Camping was – pleasant. I had my tent, which I sort of knew how to set up. I had a cozy sleeping bag and a toothbrush. This time of year it wasn’t too cold yet. The only thing I needed to fear was the imaginary zombies or extraterrestrial creatures that would swarm me when I wandered out to pee in the middle of the night.
Day Two involved…more of the same. I fueled and coffeed up at the service station a mile away and adjacent to the highway. They’ve got this shit nailed to a science I say. There was however, a van full of Chinese refreshing themselves, and I couldn’t help but wonder where they were going, and what kind of a trip they were on that would take them through this barren landscape of America.
This is trucker country.
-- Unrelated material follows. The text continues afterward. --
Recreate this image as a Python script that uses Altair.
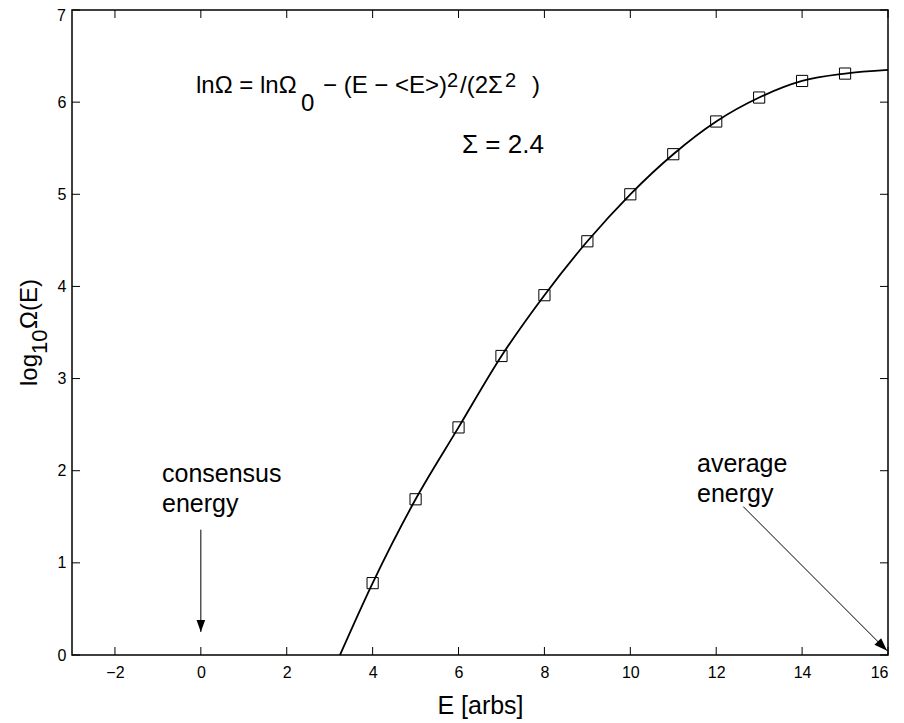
import altair as alt
import pandas as pd

FONT = "Liberation Sans"

# ---- data ----
E_POINTS = [4, 5, 6, 7, 8, 9, 10, 11, 12, 13, 14, 15]
LOGOMEGA_POINTS = [0.78, 1.69, 2.47, 3.245, 3.905, 4.49, 5.0, 5.435, 5.79, 6.05, 6.23, 6.31]

CURVE_E = [3.24, 4, 5, 6, 7, 8, 9, 10, 11, 12, 13, 14, 15, 16]
CURVE_Y = [0.0, 0.78, 1.69, 2.47, 3.245, 3.905, 4.49, 5.0, 5.435, 5.79, 6.05, 6.23, 6.31, 6.35]

X_TICKS = [-2, 0, 2, 4, 6, 8, 10, 12, 14, 16]
Y_TICKS = [0, 1, 2, 3, 4, 5, 6, 7]
Y_LABELLED = [0, 1, 2, 3, 4, 5, 6]
TOP_LABEL = "7"
X_DOMAIN = [-3, 16]
Y_DOMAIN = [0, 7]

# arrows (data units): start and tip
ARROW1_E = [0.0, 0.0]
ARROW1_Y = [1.36, 0.25]
ARROW2_E = [12.63, 15.98]
ARROW2_Y = [1.61, 0.045]

W, H = 816, 645

xs = alt.Scale(domain=X_DOMAIN, nice=False, zero=False)
ys = alt.Scale(domain=Y_DOMAIN, nice=False, zero=False)

pts = pd.DataFrame({"E": E_POINTS, "y": LOGOMEGA_POINTS})
curve = pd.DataFrame({"E": CURVE_E, "y": CURVE_Y})

base_axes = alt.Chart(pts).mark_point(
    shape="square", size=125, filled=False, color="black", strokeWidth=1, opacity=1
).encode(
    x=alt.X("E:Q", scale=xs,
            axis=alt.Axis(values=X_TICKS, tickSize=0, domain=False, grid=False,
                          labelFontSize=16, labelFont=FONT, labelColor="black",
                          labelPadding=9, title="E [arbs]", titleFont=FONT,
                          titleFontSize=25, titleFontWeight="normal",
                          titleColor="black", titlePadding=13)),
    y=alt.Y("y:Q", scale=ys,
            axis=alt.Axis(values=Y_LABELLED, format="d", tickSize=0, domain=False,
                          grid=False, labelFontSize=16, labelFont=FONT,
                          labelColor="black", labelPadding=6, title=None)),
)

line = alt.Chart(curve).mark_line(color="black", strokeWidth=1.8,
                                  interpolate="monotone", clip=True).encode(
    x=alt.X("E:Q", scale=xs), y=alt.Y("y:Q", scale=ys))

# inward ticks on all four sides
xt = pd.DataFrame({"v": X_TICKS})
yt = pd.DataFrame({"v": Y_TICKS})
tick_bottom = alt.Chart(xt).mark_rule(color="black", strokeWidth=1).encode(
    x=alt.X("v:Q", scale=xs), y=alt.value(H), y2=alt.value(H - 8))
tick_top = alt.Chart(xt).mark_rule(color="black", strokeWidth=1).encode(
    x=alt.X("v:Q", scale=xs), y=alt.value(0), y2=alt.value(8))
tick_left = alt.Chart(yt).mark_rule(color="black", strokeWidth=1).encode(
    y=alt.Y("v:Q", scale=ys), x=alt.value(0), x2=alt.value(8))
tick_right = alt.Chart(yt).mark_rule(color="black", strokeWidth=1).encode(
    y=alt.Y("v:Q", scale=ys), x=alt.value(W), x2=alt.value(W - 8))

# arrows
a1 = pd.DataFrame({"E": ARROW1_E, "y": ARROW1_Y, "o": [0, 1]})
a2 = pd.DataFrame({"E": ARROW2_E, "y": ARROW2_Y, "o": [0, 1]})
shaft1 = alt.Chart(a1).mark_line(color="black", strokeWidth=1).encode(
    x=alt.X("E:Q", scale=xs), y=alt.Y("y:Q", scale=ys), order="o:Q")
shaft2 = alt.Chart(a2).mark_line(color="black", strokeWidth=1).encode(
    x=alt.X("E:Q", scale=xs), y=alt.Y("y:Q", scale=ys), order="o:Q")
HEAD = "M0,0L-0.36,-1L0.36,-1Z"
head1 = alt.Chart(a1.iloc[[1]]).mark_point(
    shape=HEAD, size=576, filled=True, color="black", opacity=1, strokeWidth=0
).encode(x=alt.X("E:Q", scale=xs), y=alt.Y("y:Q", scale=ys))
head2 = alt.Chart(a2.iloc[[1]]).mark_point(
    shape=HEAD, size=700, filled=True, color="black", opacity=1, strokeWidth=0, angle=315
).encode(x=alt.X("E:Q", scale=xs), y=alt.Y("y:Q", scale=ys))


def label(txt, x, y, size, angle=0, align="left", baseline="alphabetic"):
    kw = dict(text=txt, align=align, baseline=baseline, fontSize=size,
              font=FONT, color="black")
    if angle:
        kw["angle"] = angle
    return alt.Chart(alt.Data(values=[{}])).mark_text(**kw).encode(
        x=alt.value(x), y=alt.value(y))


texts = [
    label(TOP_LABEL, -6, 11, 16, align="right"),
    label("lnΩ = lnΩ", 124, 83, 24),
    label("0", 229, 101, 24),
    label("− (E − <E>)", 251, 83, 24),
    label("2", 375, 77, 20),
    label("/(2Σ", 388, 83, 24),
    label("2", 433, 77, 20),
    label(")", 460, 83, 24),
    label("Σ = 2.4", 390, 143, 26),
    label("consensus", 90, 472, 25),
    label("energy", 90, 502, 25),
    label("average", 625, 462, 25),
    label("energy", 625, 492, 25),
    # y-axis title with subscript
    label("log", -35, 376, 24, 270),
    label("10", -25, 344, 22, 270),
    label("Ω(E)", -35, 319, 24, 270),
]

chart = alt.layer(
    line, base_axes, tick_bottom, tick_top, tick_left, tick_right,
    shaft1, shaft2, head1, head2, *texts
).properties(
    width=W, height=H,
    autosize=alt.AutoSizeParams(type="none"),
    padding={"left": 64, "top": 2, "right": 8, "bottom": 70},
    background="white",
).configure_view(stroke="black", strokeWidth=1.5)

chart.save("out.html", embed_options={"renderer": "svg", "actions": False})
This is where truckers do their mighty thing. They are everywhere. most of the traffic is trucks, the truckstops are mostly trucks, and all the services that line the highways are geared towards truckers, and general long distance travelers. It’s kind of cool in a way, this vast, subtle structure of support for transporting our Legos and refrigerators around the country.
The next big decision would be navigational. At the Oregon border, I could either continue on I84 to the Columbia River and head west through Portland and then down to Willamette, or I could divert early and head west across the open expanse of southeasthern Oregon, pass through Bend, and towards Salem, my destination. I decided on the latter, and it was the right choice.
In and through southern Oregon, this stretch of landscape was very impressive. At many points I wanted to stop and go running out into the open hills and pretend I was living out a scene from a 1960’s science fiction film. But then my goal oriented adult self overtook my childlike wonder, and I would just say “Fuck it” and keep driving.